## Problem
Include the line containing "ax = fig.add_axes([190" and all lines before it, repeated exactly from the listing below, without pictures.

[START OF Data lines]

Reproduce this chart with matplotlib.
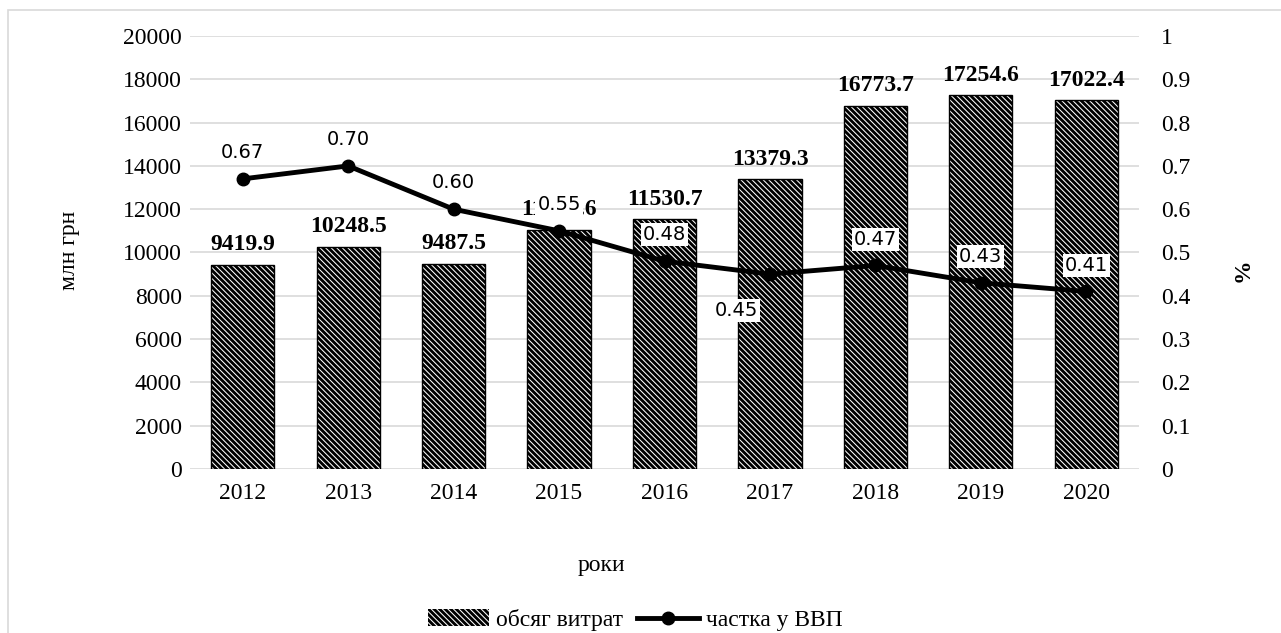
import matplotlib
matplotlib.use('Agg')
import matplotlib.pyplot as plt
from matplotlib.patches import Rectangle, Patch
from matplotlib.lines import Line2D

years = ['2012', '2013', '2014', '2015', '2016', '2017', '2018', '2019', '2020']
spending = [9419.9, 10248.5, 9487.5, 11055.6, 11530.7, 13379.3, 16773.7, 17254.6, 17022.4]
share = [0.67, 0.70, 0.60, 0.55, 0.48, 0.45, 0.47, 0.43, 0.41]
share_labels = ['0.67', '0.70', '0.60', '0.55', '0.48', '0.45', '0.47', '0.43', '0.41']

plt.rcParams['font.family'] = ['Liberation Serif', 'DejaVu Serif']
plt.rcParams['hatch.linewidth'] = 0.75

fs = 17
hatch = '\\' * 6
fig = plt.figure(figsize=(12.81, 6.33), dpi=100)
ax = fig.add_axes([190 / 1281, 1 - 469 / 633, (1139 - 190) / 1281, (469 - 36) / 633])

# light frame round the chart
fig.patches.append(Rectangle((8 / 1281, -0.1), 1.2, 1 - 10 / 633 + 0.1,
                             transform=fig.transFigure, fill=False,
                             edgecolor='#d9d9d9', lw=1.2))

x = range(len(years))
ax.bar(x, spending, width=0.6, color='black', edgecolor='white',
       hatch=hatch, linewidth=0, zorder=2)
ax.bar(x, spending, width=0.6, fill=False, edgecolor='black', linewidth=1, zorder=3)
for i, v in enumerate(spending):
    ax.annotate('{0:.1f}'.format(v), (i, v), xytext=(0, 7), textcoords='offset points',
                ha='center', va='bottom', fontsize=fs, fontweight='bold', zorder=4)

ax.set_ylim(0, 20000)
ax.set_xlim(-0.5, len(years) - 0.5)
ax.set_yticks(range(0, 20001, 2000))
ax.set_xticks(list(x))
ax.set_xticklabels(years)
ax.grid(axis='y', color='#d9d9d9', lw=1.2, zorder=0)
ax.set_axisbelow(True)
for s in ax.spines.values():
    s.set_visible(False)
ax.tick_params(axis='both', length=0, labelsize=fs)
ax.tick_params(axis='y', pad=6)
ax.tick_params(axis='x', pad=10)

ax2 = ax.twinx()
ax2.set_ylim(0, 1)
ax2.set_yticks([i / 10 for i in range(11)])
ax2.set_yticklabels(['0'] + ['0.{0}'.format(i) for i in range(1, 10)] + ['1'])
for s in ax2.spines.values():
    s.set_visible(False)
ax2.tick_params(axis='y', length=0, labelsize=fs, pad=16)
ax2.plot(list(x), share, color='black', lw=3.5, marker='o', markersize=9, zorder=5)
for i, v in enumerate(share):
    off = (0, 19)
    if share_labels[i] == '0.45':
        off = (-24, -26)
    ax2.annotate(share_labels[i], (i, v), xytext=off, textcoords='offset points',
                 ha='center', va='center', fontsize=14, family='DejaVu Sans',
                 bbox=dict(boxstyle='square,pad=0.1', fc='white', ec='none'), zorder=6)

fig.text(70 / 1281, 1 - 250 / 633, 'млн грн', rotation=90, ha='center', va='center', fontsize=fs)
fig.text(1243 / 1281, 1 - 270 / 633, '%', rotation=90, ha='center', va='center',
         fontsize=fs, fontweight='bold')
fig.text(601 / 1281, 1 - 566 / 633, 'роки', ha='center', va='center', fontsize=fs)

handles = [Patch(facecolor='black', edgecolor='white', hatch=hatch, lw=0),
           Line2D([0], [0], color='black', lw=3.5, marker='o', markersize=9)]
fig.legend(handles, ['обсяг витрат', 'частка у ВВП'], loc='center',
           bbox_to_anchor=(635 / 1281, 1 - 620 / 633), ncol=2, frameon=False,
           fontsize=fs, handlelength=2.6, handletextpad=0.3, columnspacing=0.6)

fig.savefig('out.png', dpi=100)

[END OF Data lines]

## Expected answer
Reproduce this chart with matplotlib.
import matplotlib
matplotlib.use('Agg')
import matplotlib.pyplot as plt
from matplotlib.patches import Rectangle, Patch
from matplotlib.lines import Line2D

years = ['2012', '2013', '2014', '2015', '2016', '2017', '2018', '2019', '2020']
spending = [9419.9, 10248.5, 9487.5, 11055.6, 11530.7, 13379.3, 16773.7, 17254.6, 17022.4]
share = [0.67, 0.70, 0.60, 0.55, 0.48, 0.45, 0.47, 0.43, 0.41]
share_labels = ['0.67', '0.70', '0.60', '0.55', '0.48', '0.45', '0.47', '0.43', '0.41']

plt.rcParams['font.family'] = ['Liberation Serif', 'DejaVu Serif']
plt.rcParams['hatch.linewidth'] = 0.75

fs = 17
hatch = '\\' * 6
fig = plt.figure(figsize=(12.81, 6.33), dpi=100)
ax = fig.add_axes([190 / 1281, 1 - 469 / 633, (1139 - 190) / 1281, (469 - 36) / 633])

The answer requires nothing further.